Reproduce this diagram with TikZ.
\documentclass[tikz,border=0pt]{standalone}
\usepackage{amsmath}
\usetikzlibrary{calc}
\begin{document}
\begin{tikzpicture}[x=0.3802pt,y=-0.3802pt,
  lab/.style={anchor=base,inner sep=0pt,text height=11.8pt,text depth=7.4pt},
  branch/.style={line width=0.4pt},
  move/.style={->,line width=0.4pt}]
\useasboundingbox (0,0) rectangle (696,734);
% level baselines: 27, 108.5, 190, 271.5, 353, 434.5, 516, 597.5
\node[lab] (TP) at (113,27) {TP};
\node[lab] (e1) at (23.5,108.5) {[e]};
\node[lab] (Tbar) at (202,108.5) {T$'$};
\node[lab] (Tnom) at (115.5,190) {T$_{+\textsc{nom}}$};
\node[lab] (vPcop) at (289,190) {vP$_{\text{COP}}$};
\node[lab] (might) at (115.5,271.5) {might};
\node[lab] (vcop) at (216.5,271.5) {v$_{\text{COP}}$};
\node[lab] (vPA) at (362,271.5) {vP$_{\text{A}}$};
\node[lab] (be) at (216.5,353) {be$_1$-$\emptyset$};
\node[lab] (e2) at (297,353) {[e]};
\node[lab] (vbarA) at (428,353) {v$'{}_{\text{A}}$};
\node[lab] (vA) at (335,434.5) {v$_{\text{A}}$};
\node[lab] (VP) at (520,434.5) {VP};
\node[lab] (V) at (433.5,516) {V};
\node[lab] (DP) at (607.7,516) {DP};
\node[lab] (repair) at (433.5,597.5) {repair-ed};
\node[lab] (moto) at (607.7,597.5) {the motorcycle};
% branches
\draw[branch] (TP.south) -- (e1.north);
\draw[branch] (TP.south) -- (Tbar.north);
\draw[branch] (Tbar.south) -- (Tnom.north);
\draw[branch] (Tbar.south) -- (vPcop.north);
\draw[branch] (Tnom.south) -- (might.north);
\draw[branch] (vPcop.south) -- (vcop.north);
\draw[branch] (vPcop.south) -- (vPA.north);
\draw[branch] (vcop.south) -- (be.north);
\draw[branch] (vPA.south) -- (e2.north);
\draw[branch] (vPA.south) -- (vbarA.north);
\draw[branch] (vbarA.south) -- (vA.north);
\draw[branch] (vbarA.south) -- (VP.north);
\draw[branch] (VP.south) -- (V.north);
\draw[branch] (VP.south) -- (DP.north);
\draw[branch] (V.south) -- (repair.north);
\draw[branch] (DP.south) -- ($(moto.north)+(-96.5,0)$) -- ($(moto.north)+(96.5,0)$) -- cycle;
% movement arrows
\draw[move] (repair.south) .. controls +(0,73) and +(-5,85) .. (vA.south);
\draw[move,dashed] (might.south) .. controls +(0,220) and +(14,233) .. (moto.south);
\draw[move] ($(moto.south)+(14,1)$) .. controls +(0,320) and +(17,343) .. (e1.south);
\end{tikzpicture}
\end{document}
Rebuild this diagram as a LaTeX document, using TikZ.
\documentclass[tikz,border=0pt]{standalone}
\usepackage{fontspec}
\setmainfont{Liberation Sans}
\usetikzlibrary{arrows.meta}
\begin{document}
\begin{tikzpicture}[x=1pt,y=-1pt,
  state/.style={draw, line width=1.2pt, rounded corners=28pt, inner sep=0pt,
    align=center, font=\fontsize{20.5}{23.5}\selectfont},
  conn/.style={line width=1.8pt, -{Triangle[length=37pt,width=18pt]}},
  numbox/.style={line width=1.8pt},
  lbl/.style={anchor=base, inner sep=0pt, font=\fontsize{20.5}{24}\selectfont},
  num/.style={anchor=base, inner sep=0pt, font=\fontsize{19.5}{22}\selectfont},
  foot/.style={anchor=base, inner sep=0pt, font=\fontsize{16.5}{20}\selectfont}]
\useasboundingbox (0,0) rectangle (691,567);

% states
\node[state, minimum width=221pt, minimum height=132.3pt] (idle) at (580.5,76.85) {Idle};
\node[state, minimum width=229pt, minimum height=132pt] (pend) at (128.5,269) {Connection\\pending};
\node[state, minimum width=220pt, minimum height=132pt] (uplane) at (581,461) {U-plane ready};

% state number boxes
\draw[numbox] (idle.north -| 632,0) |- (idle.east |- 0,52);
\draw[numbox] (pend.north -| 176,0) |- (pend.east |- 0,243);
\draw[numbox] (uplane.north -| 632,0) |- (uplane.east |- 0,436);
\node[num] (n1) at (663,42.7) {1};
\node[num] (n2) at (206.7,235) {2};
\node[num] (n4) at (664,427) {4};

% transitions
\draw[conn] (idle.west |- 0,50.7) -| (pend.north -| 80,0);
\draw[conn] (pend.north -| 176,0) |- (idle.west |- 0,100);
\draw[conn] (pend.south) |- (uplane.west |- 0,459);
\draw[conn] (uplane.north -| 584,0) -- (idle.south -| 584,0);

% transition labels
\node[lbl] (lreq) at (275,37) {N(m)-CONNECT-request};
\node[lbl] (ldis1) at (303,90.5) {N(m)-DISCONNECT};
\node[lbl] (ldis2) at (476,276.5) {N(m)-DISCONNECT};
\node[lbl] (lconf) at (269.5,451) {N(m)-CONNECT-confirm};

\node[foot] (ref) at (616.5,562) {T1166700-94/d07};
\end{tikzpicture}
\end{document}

——

**Short problem**
Repeat the data above, word for word.

**Expected answer**
Reproduce this diagram with TikZ.
\documentclass[tikz,border=0pt]{standalone}
\usepackage{amsmath}
\usetikzlibrary{calc}
\begin{document}
\begin{tikzpicture}[x=0.3802pt,y=-0.3802pt,
  lab/.style={anchor=base,inner sep=0pt,text height=11.8pt,text depth=7.4pt},
  branch/.style={line width=0.4pt},
  move/.style={->,line width=0.4pt}]
\useasboundingbox (0,0) rectangle (696,734);
% level baselines: 27, 108.5, 190, 271.5, 353, 434.5, 516, 597.5
\node[lab] (TP) at (113,27) {TP};
\node[lab] (e1) at (23.5,108.5) {[e]};
\node[lab] (Tbar) at (202,108.5) {T$'$};
\node[lab] (Tnom) at (115.5,190) {T$_{+\textsc{nom}}$};
\node[lab] (vPcop) at (289,190) {vP$_{\text{COP}}$};
\node[lab] (might) at (115.5,271.5) {might};
\node[lab] (vcop) at (216.5,271.5) {v$_{\text{COP}}$};
\node[lab] (vPA) at (362,271.5) {vP$_{\text{A}}$};
\node[lab] (be) at (216.5,353) {be$_1$-$\emptyset$};
\node[lab] (e2) at (297,353) {[e]};
\node[lab] (vbarA) at (428,353) {v$'{}_{\text{A}}$};
\node[lab] (vA) at (335,434.5) {v$_{\text{A}}$};
\node[lab] (VP) at (520,434.5) {VP};
\node[lab] (V) at (433.5,516) {V};
\node[lab] (DP) at (607.7,516) {DP};
\node[lab] (repair) at (433.5,597.5) {repair-ed};
\node[lab] (moto) at (607.7,597.5) {the motorcycle};
% branches
\draw[branch] (TP.south) -- (e1.north);
\draw[branch] (TP.south) -- (Tbar.north);
\draw[branch] (Tbar.south) -- (Tnom.north);
\draw[branch] (Tbar.south) -- (vPcop.north);
\draw[branch] (Tnom.south) -- (might.north);
\draw[branch] (vPcop.south) -- (vcop.north);
\draw[branch] (vPcop.south) -- (vPA.north);
\draw[branch] (vcop.south) -- (be.north);
\draw[branch] (vPA.south) -- (e2.north);
\draw[branch] (vPA.south) -- (vbarA.north);
\draw[branch] (vbarA.south) -- (vA.north);
\draw[branch] (vbarA.south) -- (VP.north);
\draw[branch] (VP.south) -- (V.north);
\draw[branch] (VP.south) -- (DP.north);
\draw[branch] (V.south) -- (repair.north);
\draw[branch] (DP.south) -- ($(moto.north)+(-96.5,0)$) -- ($(moto.north)+(96.5,0)$) -- cycle;
% movement arrows
\draw[move] (repair.south) .. controls +(0,73) and +(-5,85) .. (vA.south);
\draw[move,dashed] (might.south) .. controls +(0,220) and +(14,233) .. (moto.south);
\draw[move] ($(moto.south)+(14,1)$) .. controls +(0,320) and +(17,343) .. (e1.south);
\end{tikzpicture}
\end{document}
Rebuild this diagram as a LaTeX document, using TikZ.
\documentclass[tikz,border=0pt]{standalone}
\usepackage{fontspec}
\setmainfont{Liberation Sans}
\usetikzlibrary{arrows.meta}
\begin{document}
\begin{tikzpicture}[x=1pt,y=-1pt,
  state/.style={draw, line width=1.2pt, rounded corners=28pt, inner sep=0pt,
    align=center, font=\fontsize{20.5}{23.5}\selectfont},
  conn/.style={line width=1.8pt, -{Triangle[length=37pt,width=18pt]}},
  numbox/.style={line width=1.8pt},
  lbl/.style={anchor=base, inner sep=0pt, font=\fontsize{20.5}{24}\selectfont},
  num/.style={anchor=base, inner sep=0pt, font=\fontsize{19.5}{22}\selectfont},
  foot/.style={anchor=base, inner sep=0pt, font=\fontsize{16.5}{20}\selectfont}]
\useasboundingbox (0,0) rectangle (691,567);

% states
\node[state, minimum width=221pt, minimum height=132.3pt] (idle) at (580.5,76.85) {Idle};
\node[state, minimum width=229pt, minimum height=132pt] (pend) at (128.5,269) {Connection\\pending};
\node[state, minimum width=220pt, minimum height=132pt] (uplane) at (581,461) {U-plane ready};

% state number boxes
\draw[numbox] (idle.north -| 632,0) |- (idle.east |- 0,52);
\draw[numbox] (pend.north -| 176,0) |- (pend.east |- 0,243);
\draw[numbox] (uplane.north -| 632,0) |- (uplane.east |- 0,436);
\node[num] (n1) at (663,42.7) {1};
\node[num] (n2) at (206.7,235) {2};
\node[num] (n4) at (664,427) {4};

% transitions
\draw[conn] (idle.west |- 0,50.7) -| (pend.north -| 80,0);
\draw[conn] (pend.north -| 176,0) |- (idle.west |- 0,100);
\draw[conn] (pend.south) |- (uplane.west |- 0,459);
\draw[conn] (uplane.north -| 584,0) -- (idle.south -| 584,0);

% transition labels
\node[lbl] (lreq) at (275,37) {N(m)-CONNECT-request};
\node[lbl] (ldis1) at (303,90.5) {N(m)-DISCONNECT};
\node[lbl] (ldis2) at (476,276.5) {N(m)-DISCONNECT};
\node[lbl] (lconf) at (269.5,451) {N(m)-CONNECT-confirm};

\node[foot] (ref) at (616.5,562) {T1166700-94/d07};
\end{tikzpicture}
\end{document}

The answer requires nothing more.